Jeff had country-fried chicken and hush-puppies. 
I think I am in love. Hush puppies and I get along really well.

The next day found us in the Civil War battlefields of Spotslyvania, Fredricksburg, and Chancellorville. The highlight for Jeff was finding a record of his ancestor, Thomas Ward Osborne, who fought in some of these battles and went on to become a state senator.

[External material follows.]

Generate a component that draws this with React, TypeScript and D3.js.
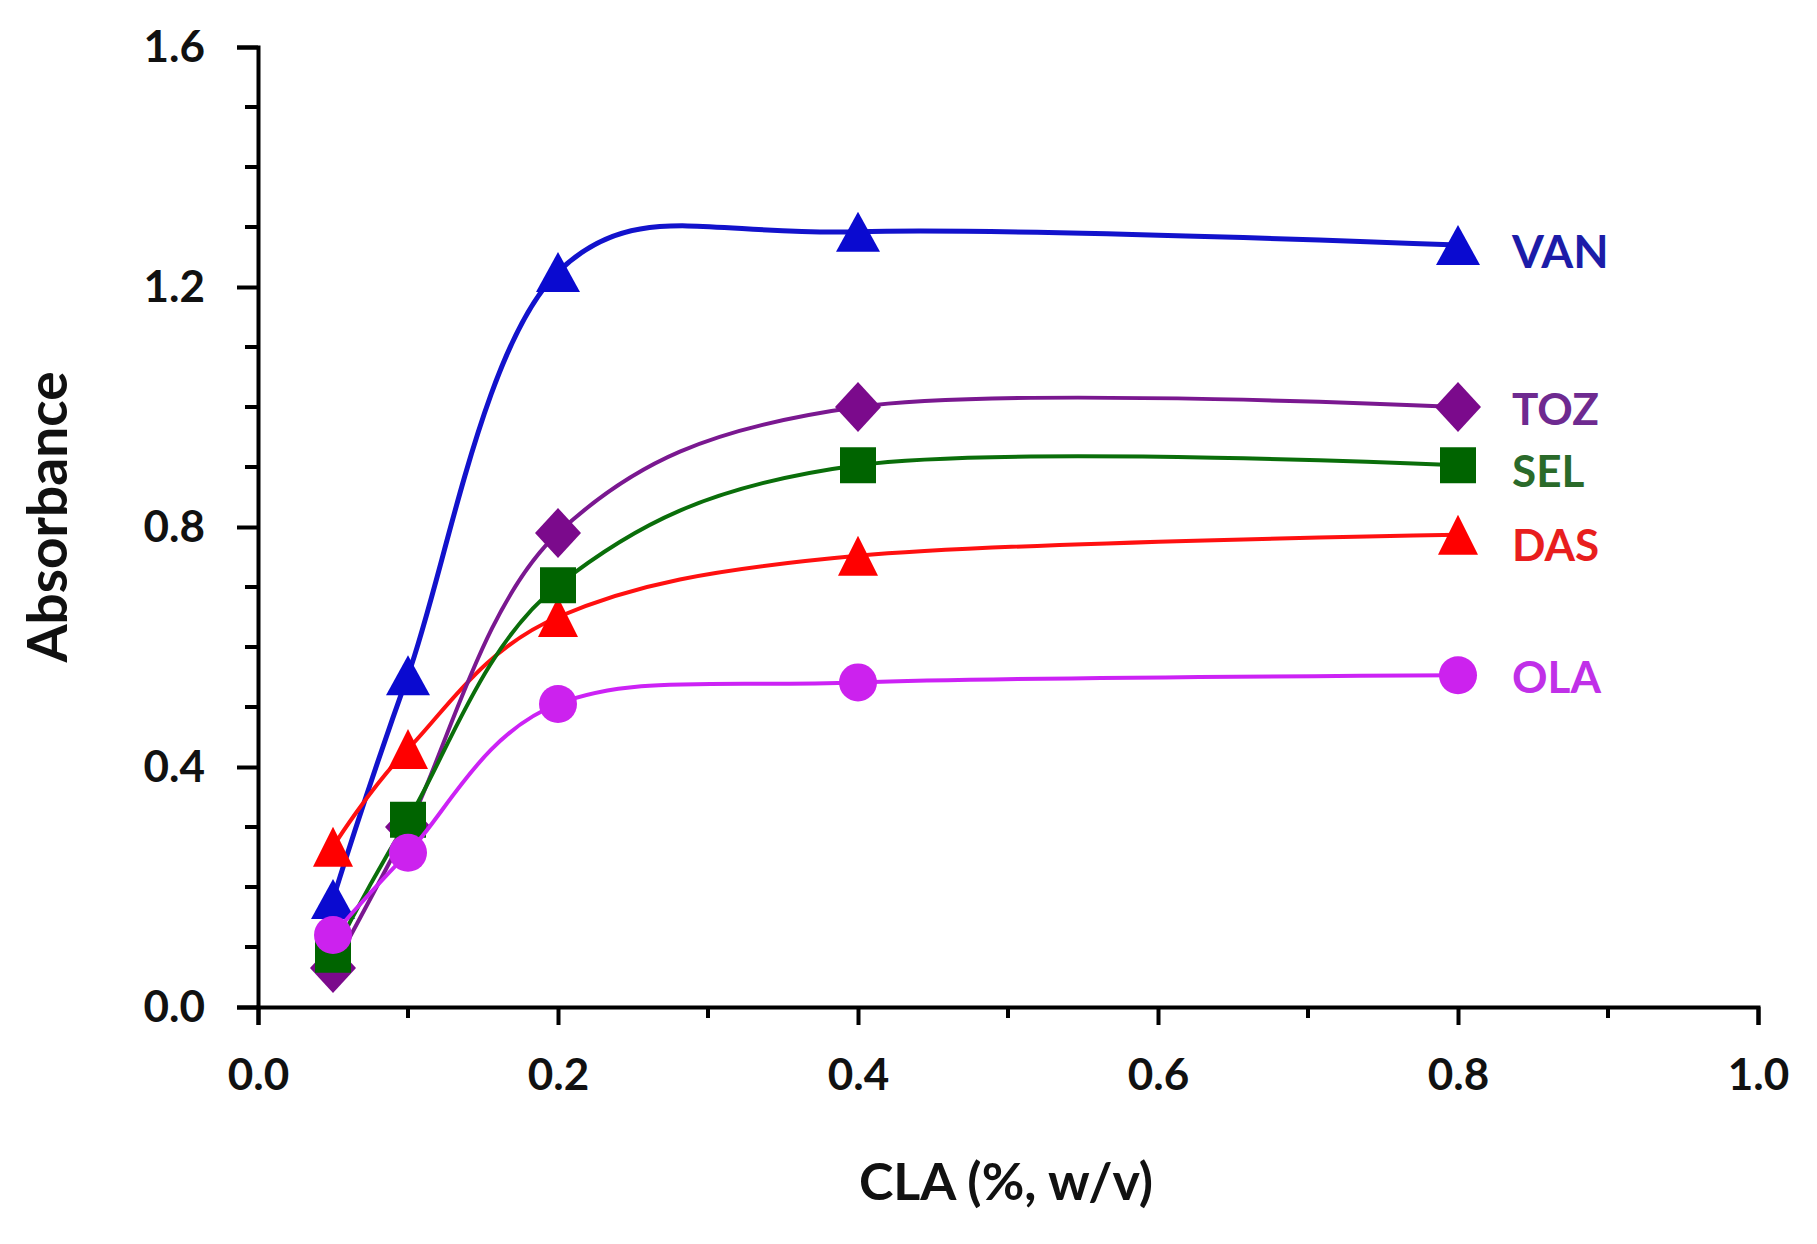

This is the site of the sunken road in Fredricksburg, a particularly bad battle for the north. The Confederates had a strong position behind this wall on the sunken road and on the hill behind it. Wave after wave of Union soldiers was sent up the slope on December 13th, 1862, only to be shot down. When the next morning dawned, about 8,000 men lay dead or grievously wounded in front of the wall.


Chancellorville.
We had an excellent tour guide, but, to be honest, my mind was mush by this point.
Let me just say that the cannons on this side of the field were firing against those little tiny cannons that you can see in the distance.


The second-bloodiest day of the Civil War took place here on May 3rd, 1863.
And I'm not even sure who won.


Another awesome tour guide.


So, here's what I think.
You should go visit these historical sites.
You should take every walking tour for which you have time.
You should take a hankie.
And you should not go during a heat wave.